Гротески бориса гребенщикова
(альбом «Кострома mon amour», 1994 г.)
Гротеску посвящено уже достаточно большое количество исследований, в том числе, фундаментальных1. Тем не менее, определение его сущности по-прежнему остается актуальной задачей отечественного литературоведения. Размытость границ понятия (под ним может пониматься и тип композиции, и прием «смещения плоскостей» с последующей их неожиданной комбинацией, и особый способ типизации, и особая художественная структура и т.д.) во многом связана с отсутствием четкого, однозначно осознаваемого и определяемого, «уровня» его существования. Только ли это художественный прием? Или, как в случае с иронией, речь должна идти и об идеологическом характере гротеска?
Творчество Бориса Гребенщикова (далее – Б.Г.) последних лет весьма наглядно свидетельствует о возможности существования особого – гротескного – типа мироощущения художника. Лирический герой Б.Г. является носителем и выразителем не одной, а сразу нескольких – как правило, несовместимых друг с другом - картин мира, систем ценностей. При этом каждая из них (так же, как и отдельные элементы ее) может находиться в свободном соединении и сочетании со всеми остальными системами и их элементами.
Альбом Б.Г. «Кострома mon amour» (1994 г.) предоставляет весьма благодатный иллюстративный материал для исследования и реконструкции мироощущения подобного рода. Примечательно, что уже стилистический оксюморон заглавия (своего рода смешение «французского с нижегородским»), подобно ключу, задает гротескный принцип создания образа – сочетание не сочетаемого - как доминирующий прием поэтики альбома в целом.
Наиболее элементарным – «прозрачным» - является в альбоме гротеск, который рождается в результате столкновения в пределах одного художественного образа «знаков» двух весьма далеких друг от друга национально-культурных сознаний, различных типов мироощущения. Заглавие первого стихотворения - «Русская нирвана» - четко их фиксирует – это национальное русское сознание и Буддизм:
Горят кресты горячие на куполах церквей –
И с ними мы в согласии, внедряя в жизнь У Вэй2.
Одно из краеугольных понятий Даосизма – «У Вэй», то есть деяние через не деяние – включается в данном примере в традиционно-русский православный контекст, маркированный устойчивыми, почти лубочными, деталями. Особенно характерна в этом смысле тавтология «горят кресты горячие», усиливающая «местный колорит».

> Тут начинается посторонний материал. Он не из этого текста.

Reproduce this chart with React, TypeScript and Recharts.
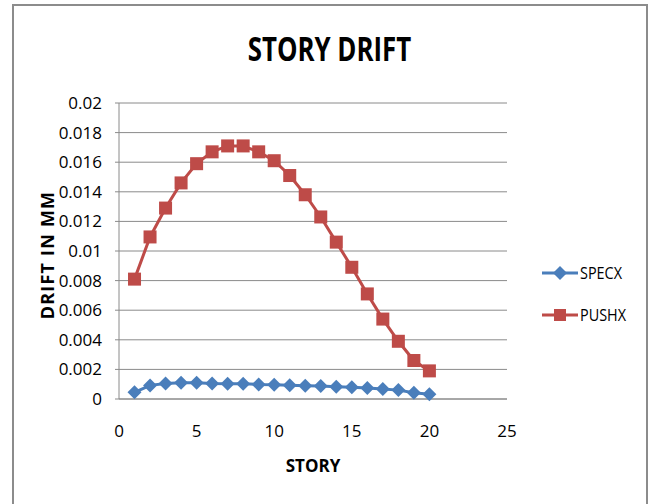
import { CartesianGrid, Line, LineChart, XAxis, YAxis } from "recharts";

const stories = [1, 2, 3, 4, 5, 6, 7, 8, 9, 10, 11, 12, 13, 14, 15, 16, 17, 18, 19, 20];
const specx = [0.00045, 0.00092, 0.00105, 0.0011, 0.0011, 0.00105, 0.00103, 0.00103, 0.00098, 0.00096, 0.00093, 0.0009, 0.00088, 0.00083, 0.0008, 0.00075, 0.00068, 0.0006, 0.00042, 0.00032];
const pushx = [0.0081, 0.01095, 0.0129, 0.0146, 0.0159, 0.0167, 0.0171, 0.0171, 0.0167, 0.0161, 0.0151, 0.0138, 0.0123, 0.0106, 0.0089, 0.0071, 0.0054, 0.0039, 0.0026, 0.0019];
const xTicks = [0, 5, 10, 15, 20, 25];
const yTicks = [0, 0.002, 0.004, 0.006, 0.008, 0.01, 0.012, 0.014, 0.016, 0.018, 0.02];
const seriesNames = ["SPECX", "PUSHX"];

const data = stories.map((s, i) => ({ story: s, SPECX: specx[i], PUSHX: pushx[i] }));

const font = "'Open Sans', sans-serif";
const blue = "#4a7ebb";
const red = "#be4b48";
const seriesColors: Record<string, string> = { SPECX: blue, PUSHX: red };

function Square(props: any) {
  const { cx, cy } = props;
  if (cx == null || cy == null) return null;
  return <rect x={cx - 6.5} y={cy - 6.5} width={13} height={13} fill={red} />;
}

function Diamond(props: any) {
  const { cx, cy } = props;
  if (cx == null || cy == null) return null;
  return <polygon points={`${cx},${cy - 7} ${cx + 7},${cy} ${cx},${cy + 7} ${cx - 7},${cy}`} fill={blue} />;
}

function LegendBox() {
  return (
    <div style={{ position: "absolute", left: 541, top: 252, fontFamily: font, fontSize: 16, color: "#000" }}>
      {seriesNames.map((name) => (
        <div key={name} style={{ display: "flex", alignItems: "center", height: 42 }}>
          <svg width={38} height={16}>
            <line x1={1} y1={8} x2={37} y2={8} stroke={seriesColors[name]} strokeWidth={3} />
            {name === "PUSHX" ? (
              <rect x={13} y={2} width={12} height={12} fill={seriesColors[name]} />
            ) : (
              <polygon points="19,1 26,8 19,15 12,8" fill={seriesColors[name]} />
            )}
          </svg>
          <span style={{ marginLeft: 1, display: "inline-block", transform: "scaleX(0.9)", transformOrigin: "left" }}>{name}</span>
        </div>
      ))}
    </div>
  );
}

export default function App() {
  return (
    <div style={{ position: "absolute", left: 0, top: 0, width: 652, height: 504, overflow: "hidden", background: "#fff" }}>
      <div style={{ position: "absolute", left: 12, top: 4, width: 632, height: 520, border: "2px solid #8c8c8c" }} />
      <div style={{ position: "absolute", left: 13, width: 633, top: 25, textAlign: "center", fontFamily: font, fontWeight: "bold", fontSize: 34, color: "#000", transform: "scaleX(0.76)" }}>
        STORY DRIFT
      </div>
      <div style={{ position: "absolute", left: 0, top: 0 }}>
        <LineChart width={652} height={504} data={data} margin={{ top: 103, right: 145, bottom: 0, left: 0 }}>
          <CartesianGrid horizontal vertical={false} stroke="#8a8a8a" strokeWidth={1} />
          <XAxis
            dataKey="story"
            type="number"
            domain={[0, 25]}
            ticks={xTicks}
            interval={0}
            height={105}
            axisLine={{ stroke: "#8a8a8a" }}
            tickLine={false}
            tickSize={0}
            tickMargin={26}
            tick={{ fill: "#000", fontSize: 17, fontFamily: font }}
            label={{ value: "STORY", position: "insideBottom", offset: 32, style: { fontFamily: font, fontWeight: "bold", fontSize: 17, fill: "#000" } }}
          />
          <YAxis
            type="number"
            domain={[0, 0.02]}
            ticks={yTicks}
            interval={0}
            width={119}
            axisLine={{ stroke: "#8a8a8a" }}
            tickLine={{ stroke: "#8a8a8a" }}
            tickSize={4}
            tickMargin={13}
            tick={{ fill: "#000", fontSize: 17, fontFamily: font }}
            label={{ value: "DRIFT IN MM", angle: -90, position: "insideLeft", offset: 48, dy: 4, style: { textAnchor: "middle", fontFamily: font, fontWeight: "bold", fontSize: 18, letterSpacing: 1.2, fill: "#000" } }}
          />
          <Line dataKey="SPECX" stroke={blue} strokeWidth={3} dot={<Diamond />} activeDot={false} isAnimationActive={false} />
          <Line dataKey="PUSHX" stroke={red} strokeWidth={3} dot={<Square />} activeDot={false} isAnimationActive={false} />
        </LineChart>
      </div>
      <LegendBox />
    </div>
  );
}
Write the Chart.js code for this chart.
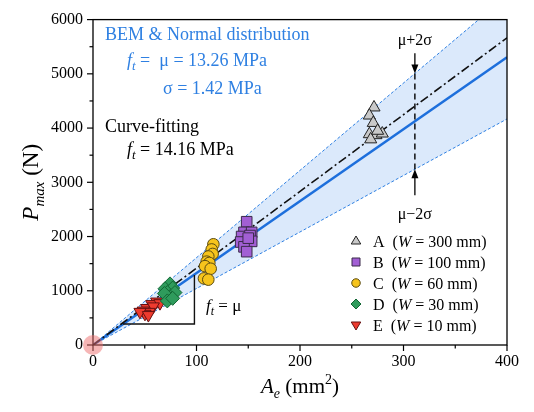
<!DOCTYPE html>
<html>
<head>
<meta charset="utf-8">
<script src="https://cdn.jsdelivr.net/npm/chart.js@4.4.1/dist/chart.umd.min.js"></script>
<style>
html,body{margin:0;padding:0;background:#fff;}
#wrap{width:534px;height:412px;position:relative;}
</style>
</head>
<body>
<div id="wrap"><canvas id="c" width="534" height="412"></canvas></div>
<script>
// ---- data ----
const xTicks = [0, 100, 200, 300, 400];
const yTicks = [0, 1000, 2000, 3000, 4000, 5000, 6000];
const groupNames = ['A', 'B', 'C', 'D', 'E'];
const groupWidths = ['300', '100', '60', '30', '10'];

const aA = [271.5, 267, 270.8, 267, 273.4, 279.5, 268.3, 275];
const pA = [4380, 4231, 4095, 3887, 3869, 3899, 3792, 3950];
const aB = [148.5, 145.9, 153.3, 143.6, 151.7, 142.7, 153.3, 145.9, 148.5, 150];
const pB = [2273, 2077, 2077, 2000, 2018, 1899, 1911, 1810, 1721, 1970];
const aC = [116.3, 114.7, 115.6, 111.4, 109.8, 112.4, 108.2, 113.7, 107.2, 111.4];
const pC = [1857, 1762, 1679, 1632, 1537, 1513, 1454, 1406, 1228, 1205];
const aD = [74.4, 69.6, 77, 71.8, 79.2, 74.4, 69, 71.8, 77];
const pD = [1127, 1038, 1050, 967, 967, 890, 949, 813, 860];
const aE = [61.5, 56.7, 64.7, 51.9, 58.3, 48.6, 54.4, 50.2, 45.4, 53.5];
const pE = [801, 754, 771, 682, 712, 635, 611, 575, 611, 552];

// reference lines: P = f_t * A, endpoints at A = 0 and A = 400
const lineA = [0, 400];
const muLine = [0, 5304];      // mu = 13.26 MPa
const fitLine = [0, 5664];     // curve fitting 14.16 MPa
const upperLine = [0, 6440];   // mu + 2 sigma
const lowerLine = [0, 4168];   // mu - 2 sigma
// slope triangle
const triA = [29, 98, 98];
const triP = [386, 386, 1290];
// sigma marker (vertical dashed line between bounds)
const sigA = 311;
const sigUpper = 5007, sigLower = 3241;

const SERIF = '"Liberation Serif","Times New Roman",serif';
const BLUE = '#2f80e2';
const colors = {
  A: {fill:'#c9c9c9', stroke:'#222'},
  B: {fill:'#a25fd4', stroke:'#3a2a4a'},
  C: {fill:'#f6c41c', stroke:'#5a4a10'},
  D: {fill:'#2f9b5c', stroke:'#163'},
  E: {fill:'#ee3b2f', stroke:'#611'}
};

function pts(xs, ys){ return xs.map((x,i)=>({x:x, y:ys[i]})); }

const lineStyle = {showLine:true, pointRadius:0, pointHoverRadius:0, tension:0};

const datasets = [
  Object.assign({label:'upper', data:pts(lineA, upperLine), borderColor:BLUE, borderWidth:1, borderDash:[3,2],
    fill:'+1', backgroundColor:'rgba(195,218,248,0.6)', order:10}, lineStyle),
  Object.assign({label:'lower', data:pts(lineA, lowerLine), borderColor:BLUE, borderWidth:1, borderDash:[3,2],
    fill:false, order:9}, lineStyle),
  Object.assign({label:'mu', data:pts(lineA, muLine), borderColor:'#1d6fdc', borderWidth:2.5, fill:false, order:8}, lineStyle),
  Object.assign({label:'fit', data:pts(lineA, fitLine), borderColor:'#111', borderWidth:1.6, borderDash:[9,3,2,3], fill:false, order:7}, lineStyle),
  Object.assign({label:'tri', data:pts(triA, triP), borderColor:'#111', borderWidth:1.4, fill:false, order:6}, lineStyle),
  {label:'A', data:pts(aA,pA), pointStyle:'triangle', pointRadius:7, backgroundColor:colors.A.fill, borderColor:colors.A.stroke, borderWidth:1, showLine:false, order:1},
  {label:'B', data:pts(aB,pB), pointStyle:'rect', pointRadius:7.5, backgroundColor:colors.B.fill, borderColor:colors.B.stroke, borderWidth:1, showLine:false, order:1},
  {label:'C', data:pts(aC,pC), pointStyle:'circle', pointRadius:5.8, backgroundColor:colors.C.fill, borderColor:colors.C.stroke, borderWidth:1, showLine:false, order:1},
  {label:'D', data:pts(aD,pD), pointStyle:'rectRot', pointRadius:7, backgroundColor:colors.D.fill, borderColor:colors.D.stroke, borderWidth:1, showLine:false, order:1},
  {label:'E', data:pts(aE,pE), pointStyle:'triangle', rotation:180, pointRadius:7, backgroundColor:colors.E.fill, borderColor:colors.E.stroke, borderWidth:1, showLine:false, order:1}
];

function drawRich(ctx, x, y, parts, align){
  let total = 0;
  parts.forEach(p=>{ ctx.font = (p.italic?'italic ':'') + p.size + 'px ' + SERIF; p.w = ctx.measureText(p.t).width; total += p.w + (p.gap||0); });
  let cx = x;
  if (align === 'center') cx = x - total/2;
  ctx.textAlign = 'left';
  ctx.textBaseline = 'alphabetic';
  parts.forEach(p=>{
    ctx.font = (p.italic?'italic ':'') + p.size + 'px ' + SERIF;
    ctx.fillStyle = p.color || '#000';
    ctx.fillText(p.t, cx, y + (p.dy||0));
    cx += p.w + (p.gap||0);
  });
  return total;
}

function marker(ctx, style, x, y, r, fill, stroke){
  ctx.save();
  ctx.fillStyle = fill; ctx.strokeStyle = stroke; ctx.lineWidth = 1;
  ctx.beginPath();
  if (style === 'triUp'){ ctx.moveTo(x, y-r); ctx.lineTo(x+r*0.95, y+r*0.6); ctx.lineTo(x-r*0.95, y+r*0.6); ctx.closePath(); }
  else if (style === 'triDown'){ ctx.moveTo(x, y+r); ctx.lineTo(x+r*0.95, y-r*0.6); ctx.lineTo(x-r*0.95, y-r*0.6); ctx.closePath(); }
  else if (style === 'rect'){ ctx.rect(x-r*0.8, y-r*0.8, r*1.6, r*1.6); }
  else if (style === 'circle'){ ctx.arc(x, y, r*0.85, 0, Math.PI*2); }
  else if (style === 'diamond'){ ctx.moveTo(x, y-r); ctx.lineTo(x+r, y); ctx.lineTo(x, y+r); ctx.lineTo(x-r, y); ctx.closePath(); }
  ctx.fill(); ctx.stroke();
  ctx.restore();
}

function arrow(ctx, x, y0, y1){
  ctx.save();
  ctx.strokeStyle = '#000'; ctx.fillStyle = '#000'; ctx.lineWidth = 1.3; ctx.setLineDash([]);
  const dir = Math.sign(y1 - y0);
  ctx.beginPath(); ctx.moveTo(x, y0); ctx.lineTo(x, y1 - dir*7); ctx.stroke();
  ctx.beginPath(); ctx.moveTo(x, y1); ctx.lineTo(x-3.5, y1 - dir*9); ctx.lineTo(x+3.5, y1 - dir*9); ctx.closePath(); ctx.fill();
  ctx.restore();
}

const decor = {
  id:'decor',
  afterDatasetsDraw(chart){
    const ctx = chart.ctx, xs = chart.scales.x, ys = chart.scales.y;
    ctx.save();
    const vx = xs.getPixelForValue(sigA);
    ctx.strokeStyle = '#000'; ctx.lineWidth = 1.4; ctx.setLineDash([6,4]);
    ctx.beginPath(); ctx.moveTo(vx, ys.getPixelForValue(sigUpper)); ctx.lineTo(vx, ys.getPixelForValue(sigLower)); ctx.stroke();
    ctx.setLineDash([]);
    arrow(ctx, vx, ys.getPixelForValue(5380), ys.getPixelForValue(sigUpper));
    arrow(ctx, vx, ys.getPixelForValue(2760), ys.getPixelForValue(sigLower));
    ctx.fillStyle = '#000'; ctx.font = '16px ' + SERIF; ctx.textAlign = 'center'; ctx.textBaseline = 'alphabetic';
    ctx.fillText('\u03bc+2\u03c3', vx, ys.getPixelForValue(5640) + 6);
    ctx.fillText('\u03bc\u22122\u03c3', vx, ys.getPixelForValue(2440) + 6);

    drawRich(ctx, 105, 40, [{t:'BEM & Normal distribution', size:18, color:BLUE}]);
    drawRich(ctx, 127, 66, [{t:'f', size:18, italic:true, color:BLUE},{t:'t', size:13, italic:true, dy:4, color:BLUE},{t:' =  \u03bc = 13.26 MPa', size:18, color:BLUE}]);
    drawRich(ctx, 163, 94, [{t:'\u03c3 = 1.42 MPa', size:18, color:BLUE}]);
    drawRich(ctx, 105, 132, [{t:'Curve-fitting', size:18}]);
    drawRich(ctx, 127, 155, [{t:'f', size:18, italic:true},{t:'t', size:13, italic:true, dy:4},{t:' = 14.16 MPa', size:18}]);
    drawRich(ctx, 206, 311, [{t:'f', size:17, italic:true},{t:'t', size:12, italic:true, dy:4},{t:' = \u03bc', size:17}]);

    const styles = ['triUp','rect','circle','diamond','triDown'];
    groupNames.forEach((g,i)=>{
      const y = 241 + i*21;
      marker(ctx, styles[i], 356, y, 5, colors[g].fill, colors[g].stroke);
      drawRich(ctx, 373, y + 5.5, [
        {t:g, size:16},{t:'  (', size:16},{t:'W', size:16, italic:true},{t:' = ' + groupWidths[i] + ' mm)', size:16}
      ]);
    });
    ctx.restore();
  },
  afterDraw(chart){
    const ctx = chart.ctx, xs = chart.scales.x, ys = chart.scales.y, ca = chart.chartArea;
    ctx.save();
    ctx.strokeStyle = '#000'; ctx.lineWidth = 1.3;
    ctx.strokeRect(ca.left, ca.top, ca.right - ca.left, ca.bottom - ca.top);
    ctx.lineWidth = 1.2;
    for (let v = 0; v <= 400; v += 50){
      const x = xs.getPixelForValue(v), len = (v % 100 === 0) ? 6 : 3.5;
      ctx.beginPath(); ctx.moveTo(x, ca.bottom); ctx.lineTo(x, ca.bottom + len); ctx.stroke();
    }
    for (let v = 0; v <= 6000; v += 500){
      const y = ys.getPixelForValue(v), len = (v % 1000 === 0) ? 6 : 3.5;
      ctx.beginPath(); ctx.moveTo(ca.left, y); ctx.lineTo(ca.left - len, y); ctx.stroke();
    }
    ctx.fillStyle = 'rgba(238,110,110,0.5)';
    ctx.beginPath(); ctx.arc(xs.getPixelForValue(0), ys.getPixelForValue(0), 10, 0, Math.PI*2); ctx.fill();
    drawRich(ctx, (ca.left + ca.right)/2, 393, [
      {t:'A', size:21, italic:true},{t:'e', size:14, italic:true, dy:5},{t:' (mm', size:21},{t:'2', size:14, dy:-9},{t:')', size:21}
    ], 'center');
    ctx.translate(38, (ca.top + ca.bottom)/2);
    ctx.rotate(-Math.PI/2);
    drawRich(ctx, 0, 0, [
      {t:'P', size:23, italic:true},{t:'max', size:15, italic:true, dy:6},{t:' (N)', size:23}
    ], 'center');
    ctx.restore();
  }
};

new Chart(document.getElementById('c'), {
  type:'scatter',
  data:{datasets},
  options:{
    responsive:false, animation:false, devicePixelRatio:1,
    layout:{padding:{left:0, top:8, right:27, bottom:0}},
    plugins:{legend:{display:false}, tooltip:{enabled:false}},
    scales:{
      x:{type:'linear', min:0, max:400,
        afterFit(s){ s.height = 67; },
        afterBuildTicks(s){ s.ticks = xTicks.map(v=>({value:v})); },
        grid:{display:false, drawTicks:false}, border:{display:false},
        ticks:{padding:7, color:'#000', font:{family:SERIF, size:16}, callback:v=>String(v)}},
      y:{type:'linear', min:0, max:6000,
        afterFit(s){ s.width = 93; },
        afterBuildTicks(s){ s.ticks = yTicks.map(v=>({value:v})); },
        grid:{display:false, drawTicks:false}, border:{display:false},
        ticks:{padding:10, color:'#000', font:{family:SERIF, size:16}, callback:v=>String(v)}}
    }
  },
  plugins:[decor]
});
</script>
</body>
</html>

Этот довольно простой (двух частный) гротескный образ может усложняться за счет введения в одну из его частей дополнительных рядов образов, дополнительных культурных «знаков». Они могут восходить, например, к классической русской литературе:
На чем ты медитируешь, подруга светлых дней?
Этот образ во многом является своеобразно переосмысленной (игровой) вариацией пушкинского образа из стихотворения «Няне» - «подруга дней моих суровых». Он акцентирует в рамках стилизованно-национального сознания несколько иную грань - мироощущение читателя русской литературы XIX века, которое сопрягается в пределах одного образа с известным даже непосвященным буддийским «знаковым» понятием – «медитация».
Особый тип мироощущения, воплотившийся в русском классическом романсе XIX века, может сталкиваться опять-таки в пределах единого образа, например, с тантрическим Буддизмом:
Какую мантру дашь душе измученной моей?
«Мантра», то есть многократное повторение священных фраз3 замещает здесь собой «вечно неизменную» «звезду», символически объединяющую в себе истину, судьбу и любовь в известном романсе «Гори, гори, моя звезда…».
Наконец, в заключительном четверостишии стихотворения графически и вербально маркируется еще один - весьма актуальный тип уже современного русского сознания – «модернистский»:
На что мне жемчуг с золотом, на что мне art nouveau;
Мне кроме просветления не нужно ничего.
Однако art nouveau вводится в текст только для того, чтобы, подобно другим системам ценностей, быть противопоставленным просветлению, сатори, означающему в Буддизме, что человек проснулся, разбив эмоционально-логическую стену между собой и миром.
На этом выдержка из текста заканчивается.